Guided Visit: A look at H Queen’s architecture and some galleries with William Lim

Date :
Saturday, 15 September 2018
Time :
10:30 – 12:30
Venue :
Meet at 10:20 am at G/F of H Queen’s, 80 Queen’s Road Central, Hong Kong
Cost :
$200 Member; $300 Non-member; Free for student with valid ID
Limit :
Enquiries :
Yvonne Choi at [email protected] or 9132-1669
Note :
Optional lunch with resource person or share-cost basis.


H Queen’s is the first vertical high-rise purpose-built art and lifestyle building in the world.  With 24 levels, the design was conceived 5 years ago to cater to the growing art market in Hong Kong.  The project began with research into the requirements of grade A international galleries in order to cater to their specific needs.  The result is a custom designed high rise with 4.65m floor to floor height, with extra floor loading capability, and a unique way of hoisting artwork through a lifting crane installed on the roof.  A 3m x 4.5m opening can be created on each floor though the custom designed sliding curtain wall system which also lets in natural ventilation if desired.

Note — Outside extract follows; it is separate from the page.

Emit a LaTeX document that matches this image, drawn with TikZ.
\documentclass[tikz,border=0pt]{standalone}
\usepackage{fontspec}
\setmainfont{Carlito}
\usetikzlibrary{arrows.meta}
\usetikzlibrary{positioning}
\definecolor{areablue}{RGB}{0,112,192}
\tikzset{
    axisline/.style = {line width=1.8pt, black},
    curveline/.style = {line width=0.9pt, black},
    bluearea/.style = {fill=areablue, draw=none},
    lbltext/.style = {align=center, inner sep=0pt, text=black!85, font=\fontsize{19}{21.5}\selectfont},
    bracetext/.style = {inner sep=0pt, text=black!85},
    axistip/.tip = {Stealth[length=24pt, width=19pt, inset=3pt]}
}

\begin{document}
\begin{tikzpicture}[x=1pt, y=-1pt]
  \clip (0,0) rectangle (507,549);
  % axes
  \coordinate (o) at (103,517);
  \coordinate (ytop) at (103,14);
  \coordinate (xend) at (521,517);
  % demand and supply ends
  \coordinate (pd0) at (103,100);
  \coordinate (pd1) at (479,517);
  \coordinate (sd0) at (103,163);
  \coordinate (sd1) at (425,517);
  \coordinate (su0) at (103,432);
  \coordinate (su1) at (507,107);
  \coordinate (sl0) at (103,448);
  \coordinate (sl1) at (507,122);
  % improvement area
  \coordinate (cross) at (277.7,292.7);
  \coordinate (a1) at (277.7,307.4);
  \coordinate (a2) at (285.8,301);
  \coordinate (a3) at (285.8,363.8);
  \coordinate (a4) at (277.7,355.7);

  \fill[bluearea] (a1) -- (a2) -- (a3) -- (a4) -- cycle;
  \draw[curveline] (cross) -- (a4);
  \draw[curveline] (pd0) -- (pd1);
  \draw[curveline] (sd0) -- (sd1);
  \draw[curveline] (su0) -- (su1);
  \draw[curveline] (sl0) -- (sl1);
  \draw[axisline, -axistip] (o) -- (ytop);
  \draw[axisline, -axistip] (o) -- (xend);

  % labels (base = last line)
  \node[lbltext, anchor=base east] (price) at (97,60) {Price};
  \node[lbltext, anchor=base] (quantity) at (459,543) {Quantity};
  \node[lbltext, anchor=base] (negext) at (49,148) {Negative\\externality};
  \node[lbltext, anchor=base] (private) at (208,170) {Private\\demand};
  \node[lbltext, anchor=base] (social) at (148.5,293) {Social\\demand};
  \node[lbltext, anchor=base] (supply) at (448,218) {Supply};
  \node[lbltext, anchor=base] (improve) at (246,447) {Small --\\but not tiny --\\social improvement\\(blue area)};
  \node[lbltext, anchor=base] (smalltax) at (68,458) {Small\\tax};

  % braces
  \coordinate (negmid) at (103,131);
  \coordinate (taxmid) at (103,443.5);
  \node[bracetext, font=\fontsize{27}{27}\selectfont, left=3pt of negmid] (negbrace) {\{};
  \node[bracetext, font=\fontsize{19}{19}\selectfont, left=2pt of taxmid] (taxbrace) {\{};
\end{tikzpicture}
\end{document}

The building is conceived as a translucent cloudy-white “Jewelry” box to house the artworks. One of the first buildings in Hong Kong entirely utilizing low-e glass, it is highly energy efficient, allows zero UV penetration and hence protects the artworks.

There are several restaurant floors designed to include outdoor dining area in the form of terraces or large folding doors to create a full length openable side for the restaurant, plus a roof top dining/ bar area for 100 people.

Developed by Henderson Land, the building has received numerous design awards prior to its grand opening, including the Asia Pacific Property Awards 2015 – Retail Architecture, China Property Awards 2014 – Best Commercial Development (Hong Kong), LEED for Core & Shell Precertification in 2014 – Gold Level, China Green Building Design Label in 2015 – 3-Star Rating.

Resource Person

As Founder and Managing Director of CL3 Architects Ltd. (CL3), William Lim brings over 20 years of experience to his projects. An acclaimed architect and artist, William graduated from Cornell University and has spent the past two decades at the forefront of architecture, culture and art.

With a keen appreciation of humanities and art, William’s designs are distinctive and contemporary. “Architects have a social obligation to improve urban environments,” explains William. “Architecture is about people. I always feel that architects are only doing part of the job—the rest is really shaped by the occupant using the space. We treat every project as a unique challenge and pay attention to every single detail – from the architecture to the interior detailing– to create human-oriented and quality designs with artistic value.”.

Since founding CL3 in 1992, William has established a notable presence on the global design scene. The studio’s diverse, award-winning portfolio includes architectural and interior projects for hotels, restaurants, retail, corporate, residences and art installation design.

William is also active in the art space with a focus on public art. Throughout his career he has held several solo exhibitions showcasing his public art installations, most notably the Lantern Wonderland 2003 & 2011, Venice Biennale’s International Architectural Exhibition in 2006 & 2010, as well as Hong Kong & Shenzhen Bi-City Biennale of Urbanism/Architecture in 2007, 2009 and 2017. His works have been exhibited in Hong Kong, Chengdu, the United States and Holland. More recently, his signature piece, “West Kowloon Bamboo Theatre”, was awarded the Grand Award and Special Award for Culture in Design for Asia Award in 2013.

Committed to promoting culture and education, William is currently the Advisory Council Member of the College of Architecture, Art and Planning at Cornell University and a Member on the Asia Pacific Acquisition Committee for Tate. Closer to home, he is also one of the Gallery Advisory Committee Members for The Asia Society Hong Kong Center and Museum Expert Advisers for the Hong Kong Museum.